In an additional argument, Zavala contends that the protective order is unconstitutionally vague because it does not specifically identify E.C.'s home address, work address, school address and the description of her vehicle so that he can stay away from them, and it does not provide for an update of that information as it changes over the next 10 years. In light of the implicit knowledge requirement in the protective order, Zavala's argument lacks merit. Because Zavala will violate the protective order only if he knowingly fails to stay away from those locations, he does not need to be apprised of E.C.'s home, work school and vehicle information to avoid an inadvertent violation of the protective order. B. No Arguable Issues Are Present in Cases Nos . SCN356869 and SCN354747
As we have explained, the brief filed by Zavala's counsel in this appeal covered the judgments in three separate superior court cases but identified no arguable appellate issues in cases Nos. SCN356869 and SCN354747. Accordingly, we have followed the procedure set forth in People v. Wende (1979) 25 Cal.3d 436 (Wende) and Anders v. California (1967) 386 U.S. 738 and have conducted an independent review of the record. Our review of the record has disclosed no reasonably arguable appellate issues. Accordingly, we affirm the judgments in cases Nos. SCN356869 and SCN354747.

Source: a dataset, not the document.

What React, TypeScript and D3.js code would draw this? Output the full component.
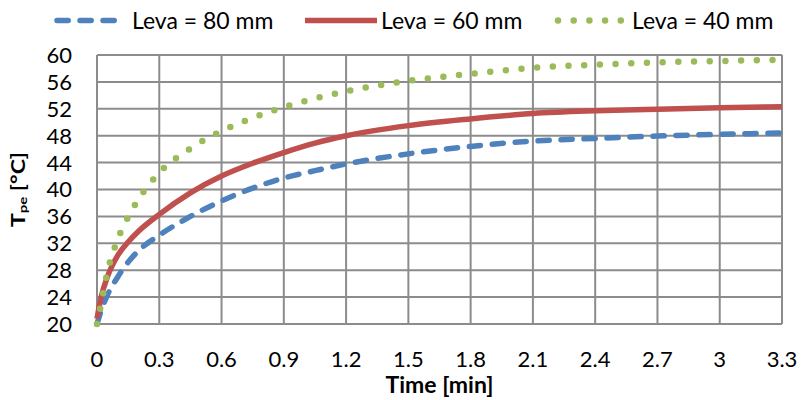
import React from "react";
import * as d3 from "d3";

const width = 801;
const height = 400;
const plot = { left: 97, right: 782, top: 55, bottom: 324 };

// time axis [min]
const timeMin = [0, 0.02, 0.05, 0.1, 0.15, 0.2, 0.3, 0.45, 0.6, 0.75, 0.9, 1.05, 1.2, 1.5, 1.8, 2.1, 2.4, 2.7, 3.0, 3.3];

// Tpe [°C] per cam length
const leva80 = [20.0, 22.0, 24.3, 27.0, 29.2, 30.9, 33.2, 36.0, 38.3, 40.2, 41.7, 42.8, 43.8, 45.3, 46.4, 47.2, 47.6, 47.95, 48.2, 48.4];
const leva60 = [20.8, 24.0, 27.0, 30.2, 32.2, 33.8, 36.3, 39.5, 42.0, 43.9, 45.5, 46.9, 48.0, 49.5, 50.5, 51.3, 51.7, 51.95, 52.15, 52.3];
const leva40 = [20.0, 23.0, 27.7, 32.6, 35.9, 38.55, 42.5, 46.1, 48.7, 50.65, 52.25, 53.55, 54.6, 56.15, 57.2, 58.1, 58.55, 58.9, 59.1, 59.3];

const seriesNames = ["Leva = 80 mm", "Leva = 60 mm", "Leva = 40 mm"];
const seriesColors = ["#4F81BD", "#C0504D", "#9BBB59"];

const xTicks = [0, 0.3, 0.6, 0.9, 1.2, 1.5, 1.8, 2.1, 2.4, 2.7, 3, 3.3];
const yTicks = [20, 24, 28, 32, 36, 40, 44, 48, 52, 56, 60];

const x = d3.scaleLinear().domain([0, 3.3]).range([plot.left, plot.right]);
const y = d3.scaleLinear().domain([20, 60]).range([plot.bottom, plot.top]);

const lineGen = d3
  .line<number>()
  .x((d, i) => x(timeMin[i]))
  .y((d) => y(d))
  .curve(d3.curveMonotoneX);

// stroke styles: dashed, solid, round dots
const strokeStyles = [
  { width: 5.5, dash: "11.2 11.8", cap: "round" },
  { width: 5.5, dash: "", cap: "butt" },
  { width: 6.5, dash: "0 15.7", cap: "round" },
];

const legendX = [57, 305, 558];
const legendLen = [60, 72, 63];
const legendTextX = [132, 381, 632];

const font = "Lato, 'Open Sans', sans-serif";

export default function App() {
  const series = [leva80, leva60, leva40];
  return (
    <svg
      width={width}
      height={height}
      style={{ position: "absolute", left: 0, top: 0, background: "#fff" }}
      fontFamily={font}
    >
      {/* grid */}
      {yTicks.map((t) => (
        <line
          key={`gy${t}`}
          x1={plot.left}
          x2={plot.right}
          y1={y(t)}
          y2={y(t)}
          stroke="#8c8c8c"
          strokeWidth={2}
        />
      ))}
      {xTicks.map((t) => (
        <line
          key={`gx${t}`}
          x1={x(t)}
          x2={x(t)}
          y1={plot.top}
          y2={plot.bottom}
          stroke="#8c8c8c"
          strokeWidth={2}
        />
      ))}

      {/* series */}
      {series.map((s, i) => (
        <path
          key={`s${i}`}
          d={lineGen(s) || ""}
          fill="none"
          stroke={seriesColors[i]}
          strokeWidth={strokeStyles[i].width}
          strokeDasharray={strokeStyles[i].dash || undefined}
          strokeLinecap={strokeStyles[i].cap as any}
          strokeLinejoin="round"
        />
      ))}

      {/* tick labels */}
      {yTicks.map((t) => (
        <text
          key={`ly${t}`}
          x={72}
          y={y(t)}
          dy="0.36em"
          textAnchor="end"
          fontSize={22}
          fill="#000"
        >
          {t}
        </text>
      ))}
      {xTicks.map((t) => (
        <text
          key={`lx${t}`}
          x={x(t)}
          y={367}
          textAnchor="middle"
          fontSize={22}
          fill="#000"
        >
          {t}
        </text>
      ))}

      {/* axis titles */}
      <text
        x={(plot.left + plot.right) / 2}
        y={393}
        textAnchor="middle"
        fontSize={23}
        fontWeight="bold"
      >
        Time [min]
      </text>
      <text
        transform={`translate(25, ${(plot.top + plot.bottom) / 2}) rotate(-90) scale(1, 0.8)`}
        textAnchor="middle"
        fontSize={23}
        fontWeight="bold"
      >
        T
        <tspan fontSize={15} dy={2}>
          pe
        </tspan>
        <tspan dy={-2}> [°C]</tspan>
      </text>

      {/* legend */}
      {seriesNames.map((name, i) => (
        <g key={`lg${i}`}>
          <line
            x1={legendX[i]}
            x2={legendX[i] + legendLen[i]}
            y1={20.5}
            y2={20.5}
            stroke={seriesColors[i]}
            strokeWidth={strokeStyles[i].width}
            strokeDasharray={strokeStyles[i].dash || undefined}
            strokeLinecap={strokeStyles[i].cap as any}
          />
          <text x={legendTextX[i]} y={28.5} fontSize={23} fill="#000">
            {name}
          </text>
        </g>
      ))}
    </svg>
  );
}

Although the normally followed procedure is for counsel to file a brief stating that no arguable issues have been identified, we nevertheless follow the procedures described in Wende here, as our Supreme Court in Wende stated that "[a]lthough a statement of counsel's efforts and failure to find any arguable issues might be helpful, we do not interpret [case law] as requiring that. Counsel's inability to find any arguable issues may readily be inferred from his failure to raise any." (Wende, supra, 25 Cal.3d at p. 442.) Here, as in Wende, we infer that counsel was unable to find any arguable issues based on the absence of any such discussion in the appellate brief.
DISPOSITION
The judgments are affirmed.
IRION, J. WE CONCUR: HUFFMAN, Acting P. J. HALLER, J.